Deduplication, even primary storage deduplication is not a brand new feature, several operating systems and NAS vendors have had the capability for a year or so but it is certainly newer than the backup use case. It's clear though that users are interested in the capability because of the value it can potentially bring to environments we discussed in our last entry. Deduplication as an API allows vendors to embed the technology into their existing storage source code. This not only gives the vendor a shortcut to offering what will become a must have capability but also, and maybe more importantly, more control over how that data is stored.

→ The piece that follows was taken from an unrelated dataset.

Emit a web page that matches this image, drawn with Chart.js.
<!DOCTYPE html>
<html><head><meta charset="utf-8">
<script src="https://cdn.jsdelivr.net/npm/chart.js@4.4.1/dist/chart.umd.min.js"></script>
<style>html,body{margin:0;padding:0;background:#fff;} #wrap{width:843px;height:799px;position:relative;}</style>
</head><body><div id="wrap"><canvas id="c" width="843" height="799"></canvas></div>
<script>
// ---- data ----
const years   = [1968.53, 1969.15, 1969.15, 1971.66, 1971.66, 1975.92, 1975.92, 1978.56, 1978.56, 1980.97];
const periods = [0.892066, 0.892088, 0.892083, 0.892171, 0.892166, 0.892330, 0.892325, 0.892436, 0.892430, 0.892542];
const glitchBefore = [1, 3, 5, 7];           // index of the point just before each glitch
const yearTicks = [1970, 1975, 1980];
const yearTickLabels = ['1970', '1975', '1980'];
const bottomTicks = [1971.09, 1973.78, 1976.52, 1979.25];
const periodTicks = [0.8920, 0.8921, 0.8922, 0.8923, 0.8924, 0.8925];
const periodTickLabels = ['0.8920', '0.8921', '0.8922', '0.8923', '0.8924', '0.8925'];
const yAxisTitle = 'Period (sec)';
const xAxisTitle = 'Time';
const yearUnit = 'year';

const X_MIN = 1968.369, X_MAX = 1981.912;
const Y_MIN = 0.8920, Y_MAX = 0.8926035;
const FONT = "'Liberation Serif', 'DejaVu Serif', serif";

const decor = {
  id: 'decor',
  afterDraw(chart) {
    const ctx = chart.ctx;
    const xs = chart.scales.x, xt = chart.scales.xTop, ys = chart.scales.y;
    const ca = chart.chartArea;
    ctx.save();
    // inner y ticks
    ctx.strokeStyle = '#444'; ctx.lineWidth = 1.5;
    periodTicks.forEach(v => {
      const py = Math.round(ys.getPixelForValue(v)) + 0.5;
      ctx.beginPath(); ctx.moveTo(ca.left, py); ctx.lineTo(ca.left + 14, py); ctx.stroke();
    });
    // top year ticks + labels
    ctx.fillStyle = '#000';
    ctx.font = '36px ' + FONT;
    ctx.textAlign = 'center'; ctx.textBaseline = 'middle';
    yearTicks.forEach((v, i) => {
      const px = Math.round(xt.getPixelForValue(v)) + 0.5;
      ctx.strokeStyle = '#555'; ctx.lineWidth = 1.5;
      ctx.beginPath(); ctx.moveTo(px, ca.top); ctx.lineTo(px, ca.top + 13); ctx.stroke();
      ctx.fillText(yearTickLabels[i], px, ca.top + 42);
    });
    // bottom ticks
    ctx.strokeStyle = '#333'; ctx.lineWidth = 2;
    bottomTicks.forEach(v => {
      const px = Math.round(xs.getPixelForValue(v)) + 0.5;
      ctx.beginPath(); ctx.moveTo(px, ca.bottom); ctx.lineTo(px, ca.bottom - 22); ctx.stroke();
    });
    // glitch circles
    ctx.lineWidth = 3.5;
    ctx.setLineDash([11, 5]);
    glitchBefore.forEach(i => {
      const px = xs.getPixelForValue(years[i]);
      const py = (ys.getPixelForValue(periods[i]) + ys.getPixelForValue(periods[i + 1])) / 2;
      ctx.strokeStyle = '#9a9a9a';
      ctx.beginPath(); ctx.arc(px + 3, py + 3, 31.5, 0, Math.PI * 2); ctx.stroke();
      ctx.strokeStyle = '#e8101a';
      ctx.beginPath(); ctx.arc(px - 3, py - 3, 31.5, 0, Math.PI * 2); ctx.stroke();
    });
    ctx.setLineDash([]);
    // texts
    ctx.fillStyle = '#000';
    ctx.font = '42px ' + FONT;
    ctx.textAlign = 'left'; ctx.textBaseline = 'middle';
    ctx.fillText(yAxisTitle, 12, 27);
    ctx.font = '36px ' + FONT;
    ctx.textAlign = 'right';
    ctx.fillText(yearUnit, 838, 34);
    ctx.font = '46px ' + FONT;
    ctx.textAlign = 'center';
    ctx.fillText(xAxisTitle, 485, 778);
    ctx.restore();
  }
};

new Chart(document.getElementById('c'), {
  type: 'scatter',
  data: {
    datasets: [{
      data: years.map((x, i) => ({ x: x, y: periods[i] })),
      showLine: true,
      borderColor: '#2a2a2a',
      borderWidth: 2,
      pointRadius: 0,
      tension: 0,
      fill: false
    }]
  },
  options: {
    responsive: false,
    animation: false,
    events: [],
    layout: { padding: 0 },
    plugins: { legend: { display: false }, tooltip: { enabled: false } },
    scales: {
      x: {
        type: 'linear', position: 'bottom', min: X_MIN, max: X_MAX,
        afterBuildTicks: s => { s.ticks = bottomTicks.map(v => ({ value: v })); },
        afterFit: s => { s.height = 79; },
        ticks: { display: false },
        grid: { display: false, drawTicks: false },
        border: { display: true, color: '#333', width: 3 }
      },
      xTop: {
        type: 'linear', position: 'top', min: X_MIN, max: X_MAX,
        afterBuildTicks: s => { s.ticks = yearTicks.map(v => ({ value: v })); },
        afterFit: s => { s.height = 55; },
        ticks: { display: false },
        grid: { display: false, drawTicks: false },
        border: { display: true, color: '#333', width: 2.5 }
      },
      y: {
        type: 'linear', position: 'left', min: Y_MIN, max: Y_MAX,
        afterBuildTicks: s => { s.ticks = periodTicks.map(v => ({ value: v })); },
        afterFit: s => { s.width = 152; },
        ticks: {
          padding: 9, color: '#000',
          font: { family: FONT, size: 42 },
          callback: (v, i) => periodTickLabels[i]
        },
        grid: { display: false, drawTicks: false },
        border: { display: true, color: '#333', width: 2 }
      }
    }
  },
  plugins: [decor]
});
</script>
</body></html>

This control over and knowledge of the deduplication process could prove to be very valuable. Think of it the same way the Symantec's OST support changed the way backup applications interacted with disk storage devices. Once the backup application could have control over the device the process became much smoother. In the same way once the storage system has control over the deduplication process, better use of the technology may be able to occur. For example the storage system could process all data inline while there was no measurable impact on performance then shift to post process if storage I/O begins to be measurably impacted. In the same way they could possibly leverage the API to provide smarter, more efficient SAN replication than before. Not sending data that has already been sent from another site like some backup deduplication products do today.

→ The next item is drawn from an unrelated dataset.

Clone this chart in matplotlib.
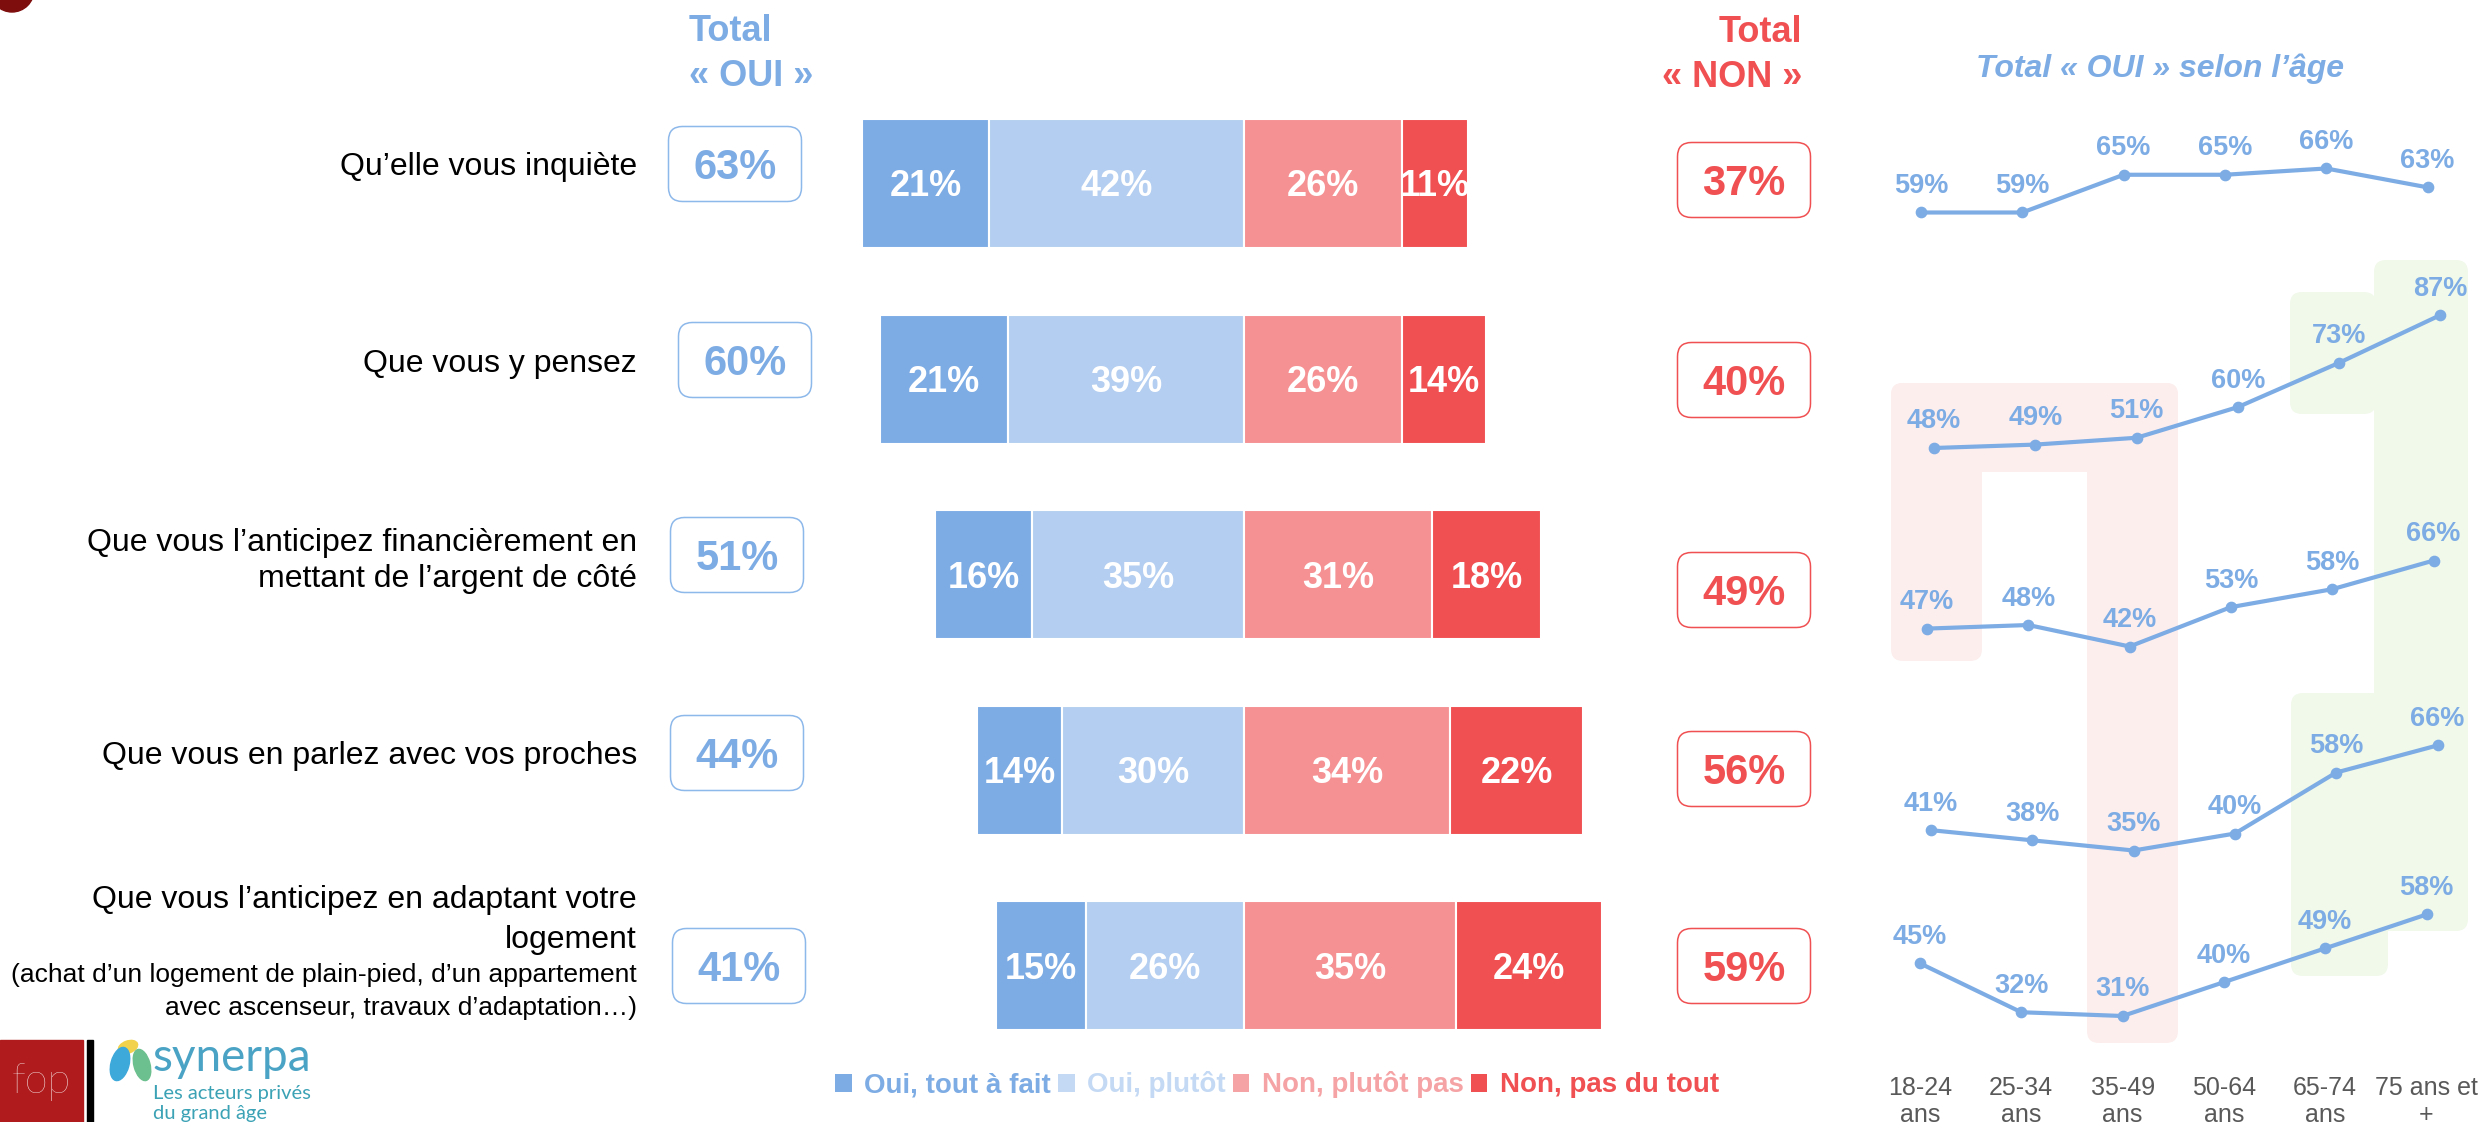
import matplotlib
matplotlib.use("Agg")
import matplotlib.pyplot as plt
from matplotlib.patches import FancyBboxPatch, Rectangle, Ellipse, Circle, Patch
from matplotlib import transforms

plt.rcParams['font.family'] = ['Liberation Sans', 'DejaVu Sans']

W, H = 2481, 1122

# ---- data -------------------------------------------------------------
items = [
    ["Qu’elle vous inquiète"],
    ["Que vous y pensez"],
    ["Que vous l’anticipez financièrement en", "mettant de l’argent de côté"],
    ["Que vous en parlez avec vos proches"],
    ["Que vous l’anticipez en adaptant votre", "logement",
     "(achat d’un logement de plain-pied, d’un appartement",
     "avec ascenseur, travaux d’adaptation…)"],
]
series = ["Oui, tout à fait", "Oui, plutôt", "Non, plutôt pas", "Non, pas du tout"]
oui_tout = [21, 21, 16, 14, 15]
oui_plutot = [42, 39, 35, 30, 26]
non_plutot = [26, 26, 31, 34, 35]
non_tout = [11, 14, 18, 22, 24]
total_oui = [a + b for a, b in zip(oui_tout, oui_plutot)]
total_non = [a + b for a, b in zip(non_plutot, non_tout)]

ages = ["18-24\nans", "25-34\nans", "35-49\nans", "50-64\nans", "65-74\nans", "75 ans et\n+"]
oui_age = [
    [59, 59, 65, 65, 66, 63],
    [48, 49, 51, 60, 73, 87],
    [47, 48, 42, 53, 58, 66],
    [41, 38, 35, 40, 58, 66],
    [45, 32, 31, 40, 49, 58],
]

# ---- style / layout ---------------------------------------------------
BLUE = '#7DACE4'
BLUE_L = '#B3CEF0'
PINK = '#F69193'
RED = '#F05052'
bar_colors = [BLUE, BLUE_L, PINK, RED]
legend_colors = [BLUE, '#C3D9F4', '#F6A3A5', RED]

center_px = 1244       # oui / non split
px_per_pct = 6.06
row0_px, row_step = 183.5, 195.6
bar_h = 129 / row_step

label_right = 637
label_y = [[164], [361], [540, 576], [753], [897, 937, 973, 1006]]
label_size = [[23], [23], [23, 23], [23], [23, 23, 19, 19]]
oui_box = [(735, 164), (745, 360), (737, 555), (737, 753), (739, 966)]
non_box = [(1744, 180), (1744, 380), (1744, 590), (1744, 769), (1744, 966)]
box_w, box_h = 133, 75

# line rows: x of first point, px per point of %, pixel of min value
line_x0 = [1921, 1934, 1927, 1931, 1920]
line_dx = 101.3
line_scale = [6.29, 3.41, 3.58, 3.39, 3.76]
line_base = [212.5, 448, 646.5, 850.5, 1016]

highlights = [
    (1891, 383, 2178, 472, '#FDEEEE'),
    (1891, 383, 1982, 661, '#FDEEEE'),
    (2087, 383, 2178, 1043, '#FDEEEE'),
    (2290, 292, 2376, 414, '#F1F9EA'),
    (2374, 260, 2468, 931, '#F1F9EA'),
    (2291, 693, 2388, 976, '#F1F9EA'),
]

fig = plt.figure(figsize=(W / 100, H / 100), dpi=100)
bg = fig.add_axes([0, 0, 1, 1], zorder=0)
bg.set_xlim(0, W)
bg.set_ylim(H, 0)
bg.axis('off')


def ctext(x, y, s, size, **kw):
    # y is the middle of the capitals, in pixels from the top
    return bg.text(x, y + 0.497 * size, s, fontsize=size, va='baseline', **kw)


# headers
ctext(689, 28, "Total", 26, color=BLUE, weight='bold', ha='left')
ctext(689, 73, "« OUI »", 26, color=BLUE, weight='bold', ha='left')
ctext(1802, 29, "Total", 26, color=RED, weight='bold', ha='right')
ctext(1802, 74, "« NON »", 26, color=RED, weight='bold', ha='right')
ctext(2160, 66, "Total « OUI » selon l’âge", 23, color=BLUE, weight='bold',
      style='italic', ha='center')

# labels and total boxes
for i, lines in enumerate(items):
    for s, y, sz in zip(lines, label_y[i], label_size[i]):
        ctext(label_right, y, s, sz, color='black', ha='right')
    for (cx, cy), val, col, ec in [(oui_box[i], total_oui[i], BLUE, '#8DB8EA'),
                                   (non_box[i], total_non[i], RED, RED)]:
        bg.add_patch(FancyBboxPatch((cx - box_w / 2, cy - box_h / 2), box_w, box_h,
                                    boxstyle="round,pad=0,rounding_size=14",
                                    fc='white', ec=ec, lw=1.1))
        ctext(cx, cy, f"{val}%", 30, color=col, weight='bold', ha='center')

# highlight zones behind the age lines
for x0, y0, x1, y1, c in highlights:
    bg.add_patch(FancyBboxPatch((x0, y0), x1 - x0, y1 - y0,
                                boxstyle="round,pad=0,rounding_size=12",
                                fc=c, ec='none'))

# logos
bg.add_patch(Circle((12, -10), 22, color='#7E0D0D'))
bg.add_patch(Rectangle((0, 1040), 83, 82, color='#B01C1E'))
bg.text(41, 1082, "fop", fontsize=30, color='white', ha='center', va='center',
        family=['Lato', 'DejaVu Sans'], weight='light')
bg.add_patch(Rectangle((87, 1040), 6, 82, color='black'))
bg.add_patch(Ellipse((128, 1047), 20, 12, angle=-20, color='#F2D24B'))
bg.add_patch(Ellipse((120, 1064), 18, 34, angle=15, color='#3DA8DA'))
bg.add_patch(Ellipse((142, 1065), 16, 32, angle=-15, color='#6CBF8E'))
bg.text(153, 1058, "synerpa", fontsize=33, color='#4AA3C4', ha='left', va='center',
        family=['Lato', 'DejaVu Sans'])
bg.text(153, 1093, "Les acteurs privés", fontsize=14.5, color='#3BA2B5', ha='left',
        va='center', family=['Lato', 'DejaVu Sans'])
bg.text(153, 1114, "du grand âge", fontsize=14.5, color='#3BA2B5', ha='left',
        va='center', family=['Lato', 'DejaVu Sans'])

# ---- diverging bars ---------------------------------------------------
half = 70
axb = fig.add_axes([(center_px - half * px_per_pct) / W, 0,
                    2 * half * px_per_pct / W, 1], zorder=1)
axb.set_xlim(-half, half)
axb.set_ylim((H - row0_px) / row_step, -row0_px / row_step)
axb.axis('off')
axb.patch.set_alpha(0)

n = len(items)
for i in range(n):
    lefts = [-total_oui[i], -oui_plutot[i], 0, non_plutot[i]]
    widths = [oui_tout[i], oui_plutot[i], non_plutot[i], non_tout[i]]
    for left, w, c in zip(lefts, widths, bar_colors):
        rect = axb.barh(i, w, left=left, height=bar_h, color=c,
                        edgecolor='white', linewidth=1.5)[0]
        t = axb.annotate(f"{w}%", (left + w / 2, i), xytext=(0, -12.9),
                         textcoords='offset pixels', ha='center', va='baseline',
                         fontsize=26, weight='bold', color='white')
        t.set_clip_path(rect)

handles = [Patch(facecolor=c) for c in legend_colors]
leg = fig.legend(handles, series, loc='center', bbox_to_anchor=(1277 / W, 1 - 1085 / H),
                 ncol=4, frameon=False, prop={'weight': 'bold', 'size': 20},
                 handlelength=0.6, handleheight=0.6, handletextpad=0.45,
                 columnspacing=0.25, borderaxespad=0, borderpad=0)
for t, c in zip(leg.get_texts(), legend_colors):
    t.set_color(c)

# ---- age lines --------------------------------------------------------
for r, vals in enumerate(oui_age):
    s = line_scale[r]
    vmin = min(vals)
    top = line_base[r] - (max(vals) - vmin) * s - 60
    bottom = line_base[r] + 30
    left = line_x0[r] - 60
    width = 5 * line_dx + 120
    ax = fig.add_axes([left / W, 1 - bottom / H, width / W, (bottom - top) / H], zorder=1)
    ax.patch.set_alpha(0)
    ax.axis('off')
    ax.set_xlim(-60 / line_dx, 5 + 60 / line_dx)
    ax.set_ylim(vmin - 30 / s, vmin + (line_base[r] - top) / s)
    xs = range(len(vals))
    ax.plot(xs, vals, color=BLUE, lw=3.0, marker='o', ms=7.4, clip_on=False)
    for x, v in zip(xs, vals):
        ax.annotate(f"{v}%", (x, v), xytext=(0, 19.5), textcoords='offset pixels',
                    ha='center', va='baseline', fontsize=19.5, weight='bold',
                    color=BLUE, annotation_clip=False)
    if r == len(oui_age) - 1:
        tr = transforms.blended_transform_factory(ax.transData, bg.transData)
        for x, lab in enumerate(ages):
            for k, line in enumerate(lab.split("\n")):
                bg.text(x, 1086 + 27 * k + 0.497 * 18, line, transform=tr, fontsize=18,
                        color='#595959', ha='center', va='baseline')

fig.savefig("out.png", dpi=100)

The question for the suppliers of these API's is what is the impact to system performance and what is the complexity of the API? In other words can how long will it take to integrate the API set? The other issue is going to be the data modification impact. While an API makes it easy to turn something like deduplication on, will you be able to turn it off and what are the effects of doing so? That is going to be a critical issue.
I believe primary storage deduplication will be an expected feature on primary storage within the next one to two years as snapshots are today. If vendors can't get a primary deduplication product out within that time frame they need to be looking at an API type of solution ASAP. You don't want to be the only vendor bringing a knife to a gunfight.